Job: Only the lines from the start of the data to the line containing "const lineStep = 36;", both included, should be output, exactly and without pictures.

Data shown:
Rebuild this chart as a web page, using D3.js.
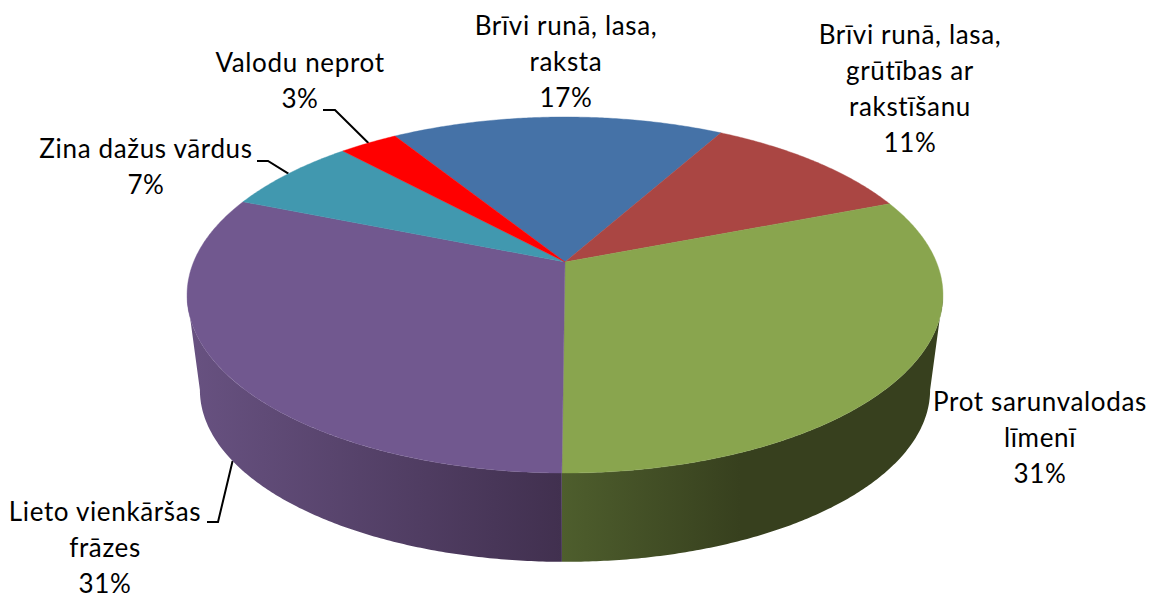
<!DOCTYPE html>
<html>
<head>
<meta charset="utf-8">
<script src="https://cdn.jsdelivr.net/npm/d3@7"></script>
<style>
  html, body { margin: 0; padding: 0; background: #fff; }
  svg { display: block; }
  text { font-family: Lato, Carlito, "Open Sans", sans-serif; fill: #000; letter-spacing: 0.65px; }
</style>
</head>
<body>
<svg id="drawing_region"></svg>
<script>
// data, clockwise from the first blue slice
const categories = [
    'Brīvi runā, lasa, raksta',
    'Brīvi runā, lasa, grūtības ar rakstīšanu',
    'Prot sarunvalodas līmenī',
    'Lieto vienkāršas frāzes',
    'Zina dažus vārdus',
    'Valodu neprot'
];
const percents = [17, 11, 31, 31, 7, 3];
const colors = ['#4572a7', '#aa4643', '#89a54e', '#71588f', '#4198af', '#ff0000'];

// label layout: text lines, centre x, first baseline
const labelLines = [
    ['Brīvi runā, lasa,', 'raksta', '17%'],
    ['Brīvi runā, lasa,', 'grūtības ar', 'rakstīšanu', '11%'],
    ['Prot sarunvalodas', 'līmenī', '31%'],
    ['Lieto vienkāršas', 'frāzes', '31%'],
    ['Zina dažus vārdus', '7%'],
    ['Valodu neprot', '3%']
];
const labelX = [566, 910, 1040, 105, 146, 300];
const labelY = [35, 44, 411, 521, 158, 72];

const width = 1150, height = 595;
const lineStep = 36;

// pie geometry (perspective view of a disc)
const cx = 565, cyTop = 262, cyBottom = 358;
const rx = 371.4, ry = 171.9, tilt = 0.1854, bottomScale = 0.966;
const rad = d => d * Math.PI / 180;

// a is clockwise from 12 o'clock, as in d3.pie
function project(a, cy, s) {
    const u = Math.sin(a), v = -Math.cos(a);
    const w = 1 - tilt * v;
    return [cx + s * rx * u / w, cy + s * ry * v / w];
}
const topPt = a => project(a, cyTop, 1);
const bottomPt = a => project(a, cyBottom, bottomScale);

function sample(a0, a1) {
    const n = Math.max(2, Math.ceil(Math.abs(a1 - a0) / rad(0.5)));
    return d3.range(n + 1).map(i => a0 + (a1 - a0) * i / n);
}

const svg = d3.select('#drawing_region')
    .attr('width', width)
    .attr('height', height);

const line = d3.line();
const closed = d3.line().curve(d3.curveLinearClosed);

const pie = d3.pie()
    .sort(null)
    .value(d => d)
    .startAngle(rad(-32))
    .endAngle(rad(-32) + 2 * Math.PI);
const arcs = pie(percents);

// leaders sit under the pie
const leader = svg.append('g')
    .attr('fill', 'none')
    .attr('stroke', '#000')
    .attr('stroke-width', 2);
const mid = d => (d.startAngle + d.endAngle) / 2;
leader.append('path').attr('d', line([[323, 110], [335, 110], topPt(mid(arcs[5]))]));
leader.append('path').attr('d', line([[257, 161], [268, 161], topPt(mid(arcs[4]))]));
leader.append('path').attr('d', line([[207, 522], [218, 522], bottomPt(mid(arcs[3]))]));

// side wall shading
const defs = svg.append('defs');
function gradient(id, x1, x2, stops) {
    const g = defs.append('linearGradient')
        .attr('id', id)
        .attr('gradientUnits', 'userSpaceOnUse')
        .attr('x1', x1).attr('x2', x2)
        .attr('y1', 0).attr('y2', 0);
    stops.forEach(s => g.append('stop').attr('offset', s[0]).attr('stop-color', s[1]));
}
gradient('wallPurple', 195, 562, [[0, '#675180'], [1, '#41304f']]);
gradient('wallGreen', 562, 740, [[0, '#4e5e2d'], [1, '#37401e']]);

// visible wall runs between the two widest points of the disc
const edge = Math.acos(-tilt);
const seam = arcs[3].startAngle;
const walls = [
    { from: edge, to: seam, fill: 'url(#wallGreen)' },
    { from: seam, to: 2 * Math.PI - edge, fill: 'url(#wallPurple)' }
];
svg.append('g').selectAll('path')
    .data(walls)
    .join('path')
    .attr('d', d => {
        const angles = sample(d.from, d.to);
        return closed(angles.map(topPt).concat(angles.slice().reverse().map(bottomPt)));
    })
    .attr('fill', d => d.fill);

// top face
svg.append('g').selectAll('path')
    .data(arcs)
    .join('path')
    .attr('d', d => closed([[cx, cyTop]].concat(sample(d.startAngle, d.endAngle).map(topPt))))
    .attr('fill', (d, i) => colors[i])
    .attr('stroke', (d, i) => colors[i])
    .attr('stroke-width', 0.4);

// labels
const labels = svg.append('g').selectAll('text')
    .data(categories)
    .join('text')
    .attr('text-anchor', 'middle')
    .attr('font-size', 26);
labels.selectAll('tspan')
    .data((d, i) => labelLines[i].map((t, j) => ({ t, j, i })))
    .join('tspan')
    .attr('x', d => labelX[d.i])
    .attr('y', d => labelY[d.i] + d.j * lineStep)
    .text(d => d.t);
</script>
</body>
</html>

Full output:
Rebuild this chart as a web page, using D3.js.
<!DOCTYPE html>
<html>
<head>
<meta charset="utf-8">
<script src="https://cdn.jsdelivr.net/npm/d3@7"></script>
<style>
  html, body { margin: 0; padding: 0; background: #fff; }
  svg { display: block; }
  text { font-family: Lato, Carlito, "Open Sans", sans-serif; fill: #000; letter-spacing: 0.65px; }
</style>
</head>
<body>
<svg id="drawing_region"></svg>
<script>
// data, clockwise from the first blue slice
const categories = [
    'Brīvi runā, lasa, raksta',
    'Brīvi runā, lasa, grūtības ar rakstīšanu',
    'Prot sarunvalodas līmenī',
    'Lieto vienkāršas frāzes',
    'Zina dažus vārdus',
    'Valodu neprot'
];
const percents = [17, 11, 31, 31, 7, 3];
const colors = ['#4572a7', '#aa4643', '#89a54e', '#71588f', '#4198af', '#ff0000'];

// label layout: text lines, centre x, first baseline
const labelLines = [
    ['Brīvi runā, lasa,', 'raksta', '17%'],
    ['Brīvi runā, lasa,', 'grūtības ar', 'rakstīšanu', '11%'],
    ['Prot sarunvalodas', 'līmenī', '31%'],
    ['Lieto vienkāršas', 'frāzes', '31%'],
    ['Zina dažus vārdus', '7%'],
    ['Valodu neprot', '3%']
];
const labelX = [566, 910, 1040, 105, 146, 300];
const labelY = [35, 44, 411, 521, 158, 72];

const width = 1150, height = 595;
const lineStep = 36;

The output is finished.